No. 1 handset maker Nokia is refocusing its smartphone strategy for 2010, and plans to chop the number of new offerings it has in half.
Nokia, originator of the candy bar phone, has seen steady encroachment on its market-leading position from Apple Inc. and Research in Motion Ltd It’s market share fell to 35 percent in the third quarter.
The Finnish giant has seen “really fierce competition certainly in the high end, but we also see it in the mid- to low-end of smartphones increasing,” said Jo Harlow, Nokia’s new smartphone chief, during a Web cast. “We will defend our position, but we believe we also have tools to play offense as well as defense.”
To that end, Nokia plans to halve its smartphone stable—it introduced 20 new models in 2009—to weed out any undifferentiated devices. The sheer array of Nokia options and resulting consumer confusion is one of the weaknesses the manufacturer has faced in an era of iconic devices like the iPhone.

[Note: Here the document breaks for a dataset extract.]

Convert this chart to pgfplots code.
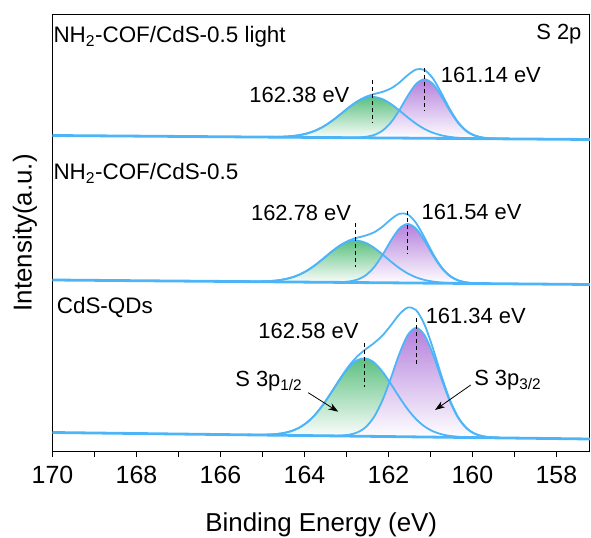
\documentclass[border=0pt]{standalone}
\usepackage{fontspec}
\setmainfont{Liberation Sans}
\usepackage{pgfplots}
\usepackage{pgfplotstable}
\pgfplotsset{compat=1.18}
\usetikzlibrary{arrows.meta}
\definecolor{lb}{RGB}{77,181,247}
\definecolor{gT}{RGB}{92,192,128}
\definecolor{pT}{RGB}{180,128,220}

\pgfplotstableread{
e b g p env
159.34 100.09 100.09 100.20 100.20
159.54 100.19 100.20 100.61 100.62
159.74 100.29 100.32 101.64 101.67
159.94 100.39 100.48 104.17 104.26
160.14 100.49 100.74 109.72 109.97
160.34 100.60 101.22 120.22 120.84
160.54 100.70 102.11 137.07 138.48
160.74 100.80 103.78 159.59 162.57
160.94 100.90 106.73 183.75 189.58
161.14 101.00 111.55 202.77 213.32
161.34 101.10 118.80 210.10 227.80
161.54 101.20 128.68 202.97 230.45
161.74 101.31 140.80 184.16 223.65
161.94 101.41 153.95 160.20 212.74
162.14 101.51 166.23 137.88 202.60
162.34 101.61 175.40 121.23 195.02
162.54 101.71 179.59 110.94 188.82
162.74 101.81 177.91 105.59 181.69
162.94 101.92 170.76 103.27 172.11
163.14 102.02 159.66 102.44 160.08
163.34 102.12 146.81 102.23 146.92
163.54 102.22 134.29 102.22 134.29
163.74 102.32 123.62 102.32 123.62
163.94 102.42 115.52 102.42 115.52
164.14 102.53 109.99 102.53 109.99
164.34 102.63 106.56 102.63 106.56
164.54 102.73 104.65 102.73 104.65
164.74 102.83 103.70 102.83 103.70
164.94 102.93 103.29 102.93 103.29
165.14 103.04 103.18 103.04 103.18
165.34 103.14 103.19 103.14 103.19
}\qd

\pgfplotstableread{
e b g p env
159.54 254.32 254.32 254.34 254.34
159.74 254.39 254.40 254.46 254.47
159.94 254.46 254.48 254.74 254.76
160.14 254.53 254.58 255.53 255.58
160.34 254.61 254.74 257.55 257.68
160.54 254.68 255.01 262.03 262.36
160.74 254.75 255.51 270.31 271.07
160.94 254.82 256.42 282.70 284.30
161.14 254.89 258.03 297.17 300.31
161.34 254.96 260.64 309.25 314.93
161.54 255.03 264.56 314.03 323.56
161.74 255.10 269.90 309.39 324.19
161.94 255.17 276.43 297.45 318.71
162.14 255.24 283.53 283.12 311.41
162.34 255.31 290.16 270.87 305.72
162.54 255.38 295.11 262.73 302.46
162.74 255.45 297.39 258.39 300.33
162.94 255.52 296.50 256.52 297.50
163.14 255.59 292.66 255.87 292.94
163.34 255.66 286.70 255.73 286.77
163.54 255.73 279.79 255.73 279.79
163.74 255.80 273.07 255.80 273.07
163.94 255.88 267.35 255.88 267.35
164.14 255.95 263.01 255.95 263.01
164.34 256.02 260.04 256.02 260.04
164.54 256.09 258.21 256.09 258.21
164.74 256.16 257.19 256.16 257.19
164.94 256.22 256.69 256.22 256.69
165.14 256.29 256.48 256.29 256.48
165.34 256.36 256.44 256.36 256.44
165.54 256.43 256.46 256.43 256.46
}\cof

\pgfplotstableread{
e b g p env
159.14 399.11 399.11 399.13 399.13
159.34 399.17 399.18 399.24 399.25
159.54 399.23 399.25 399.51 399.53
159.74 399.29 399.34 400.29 400.34
159.94 399.36 399.49 402.30 402.43
160.14 399.42 399.74 406.77 407.09
160.34 399.48 400.22 415.04 415.78
160.54 399.54 401.11 427.42 428.99
160.74 399.61 402.67 441.89 444.95
160.94 399.67 405.22 453.96 459.51
161.14 399.73 409.03 458.73 468.03
161.34 399.79 414.23 454.08 468.52
161.54 399.86 420.62 442.14 462.90
161.74 399.92 427.54 427.80 455.42
161.94 399.98 434.00 415.54 449.56
162.14 400.04 438.83 407.39 446.18
162.34 400.11 441.05 403.05 443.99
162.54 400.17 440.17 401.17 441.17
162.74 400.23 436.41 400.51 436.69
162.94 400.29 430.59 400.36 430.66
163.14 400.36 423.85 400.36 423.85
163.34 400.42 417.28 400.42 417.28
163.54 400.48 411.68 400.48 411.68
163.74 400.54 407.43 400.54 407.43
163.94 400.61 404.53 400.61 404.53
164.14 400.67 402.74 400.67 402.74
164.34 400.73 401.74 400.73 401.74
164.54 400.79 401.25 400.79 401.25
164.74 400.86 401.05 400.86 401.05
164.94 400.92 400.99 400.92 400.99
165.14 400.98 401.00 400.98 401.00
}\lig

\begin{document}
\begin{tikzpicture}
\begin{axis}[
  scale only axis, width=537.5bp, height=436.5bp,
  x dir=reverse, xmin=157.2, xmax=170, ymin=87, ymax=523.5,
  xtick={158,160,162,164,166,168,170}, minor xtick={159,161,163,165,167,169},
  xtick pos=left, ytick=\empty,
  tick align=outside, major tick length=6bp, minor tick length=6bp,
  every tick/.style={black, line width=1bp},
  axis line style={black, line width=1bp},
  /pgf/number format/assume math mode=true,
  xticklabel style={font=\fontsize{25}{29}\selectfont, yshift=-6bp},
  xlabel={Binding Energy (eV)}, ylabel={Intensity(a.u.)},
  label style={font=\fontsize{26}{30}\selectfont},
  xlabel style={at={(axis description cs:0.5,0)}, anchor=base, yshift=-80bp},
  ylabel style={at={(axis description cs:-0.0512,0.5)}, anchor=center},
  every axis plot/.append style={smooth},
]
\coordinate (LL) at (axis cs:170,87);
\coordinate (UR) at (axis cs:157.2,523.5);
% fills
\addplot[draw=none, top color=gT, bottom color=white] table[x=e,y=g] {\qd};
\addplot[draw=none, top color=pT, bottom color=white] table[x=e,y=p] {\qd};
\addplot[draw=none, top color=gT, bottom color=white] table[x=e,y=g] {\cof};
\addplot[draw=none, top color=pT, bottom color=white] table[x=e,y=p] {\cof};
\addplot[draw=none, top color=gT, bottom color=white] table[x=e,y=g] {\lig};
\addplot[draw=none, top color=pT, bottom color=white] table[x=e,y=p] {\lig};
% outlines
\addplot[lb, line width=1.8bp] table[x=e,y=g] {\qd};
\addplot[lb, line width=1.8bp] table[x=e,y=p] {\qd};
\addplot[lb, line width=1.8bp] table[x=e,y=env] {\qd};
\addplot[lb, line width=1.8bp] table[x=e,y=g] {\cof};
\addplot[lb, line width=1.8bp] table[x=e,y=p] {\cof};
\addplot[lb, line width=1.8bp] table[x=e,y=env] {\cof};
\addplot[lb, line width=1.8bp] table[x=e,y=g] {\lig};
\addplot[lb, line width=1.8bp] table[x=e,y=p] {\lig};
\addplot[lb, line width=1.8bp] table[x=e,y=env] {\lig};
% backgrounds
\addplot[lb, line width=2.8bp, sharp plot] coordinates {(170,105.5) (157.2,99)};
\addplot[lb, line width=2.8bp, sharp plot] coordinates {(170,258) (157.2,253.5)};
\addplot[lb, line width=2.8bp, sharp plot] coordinates {(170,402.5) (157.2,398.5)};
% dashed markers
\addplot[black, sharp plot, line width=0.9bp, dash pattern=on 4bp off 3bp] coordinates {(162.58,195) (162.58,151)};
\addplot[black, sharp plot, line width=0.9bp, dash pattern=on 4bp off 3bp] coordinates {(161.34,219.7) (161.34,174)};
\addplot[black, sharp plot, line width=0.9bp, dash pattern=on 4bp off 3bp] coordinates {(162.78,314.7) (162.78,270.7)};
\addplot[black, sharp plot, line width=0.9bp, dash pattern=on 4bp off 3bp] coordinates {(161.54,327) (161.54,284)};
\addplot[black, sharp plot, line width=0.9bp, dash pattern=on 4bp off 3bp] coordinates {(162.38,458) (162.38,415.3)};
\addplot[black, sharp plot, line width=0.9bp, dash pattern=on 4bp off 3bp] coordinates {(161.14,469.7) (161.14,427.3)};
% labels
\begin{scope}[every node/.style={font=\fontsize{22}{26}\selectfont, inner sep=0pt}]
\node[anchor=base] at (axis cs:163.905,199.7) {162.58 eV};
\node[anchor=base] at (axis cs:159.92,214.7) {161.34 eV};
\node[anchor=base] at (axis cs:164.08,317) {162.78 eV};
\node[anchor=base] at (axis cs:160.02,318) {161.54 eV};
\node[anchor=base] at (axis cs:164.12,435.7) {162.38 eV};
\node[anchor=base] at (axis cs:159.56,455.3) {161.14 eV};
\node[anchor=base west] at (axis cs:165.65,151.3) {S 3p\textsubscript{1/2}};
\node[anchor=base west] at (axis cs:159.96,153) {S 3p\textsubscript{3/2}};
\node[anchor=base west, font=\fontsize{22.5}{26}\selectfont] at (axis cs:169.98,495) {NH\textsubscript{2}-COF/CdS-0.5 light};
\node[anchor=base west, font=\fontsize{22.5}{26}\selectfont] at (axis cs:169.98,358) {NH\textsubscript{2}-COF/CdS-0.5};
\node[anchor=base west, font=\fontsize{22.5}{26}\selectfont] at (axis cs:169.9,224) {CdS-QDs};
\node[anchor=base east] at (axis cs:157.4,498.7) {S 2p};
\end{scope}
\draw[-{Stealth[length=10bp,width=7bp]}, line width=0.8bp] (axis cs:163.91,145.3) -- (axis cs:163.195,126.3);
\draw[-{Stealth[length=10bp,width=7bp]}, line width=0.8bp] (axis cs:160.04,153) -- (axis cs:160.89,128);
\end{axis}
\pgfresetboundingbox
\path[use as bounding box] ([shift={(-52.5bp,-87bp)}]LL) rectangle ([shift={(1bp,14.5bp)}]UR);
\end{tikzpicture}
\end{document}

It’s an ironic outcome, considering that in the past, Nokia’s big strength was its ability to hit the market with a buckshot approach of having a phone for any type of user.
The company also plans to stick with the Symbian OS, leveraging its installed ecosystem to lower both prices and margins for next year, according to statements made by CEO Olli-Pekka Kallasvuo this week.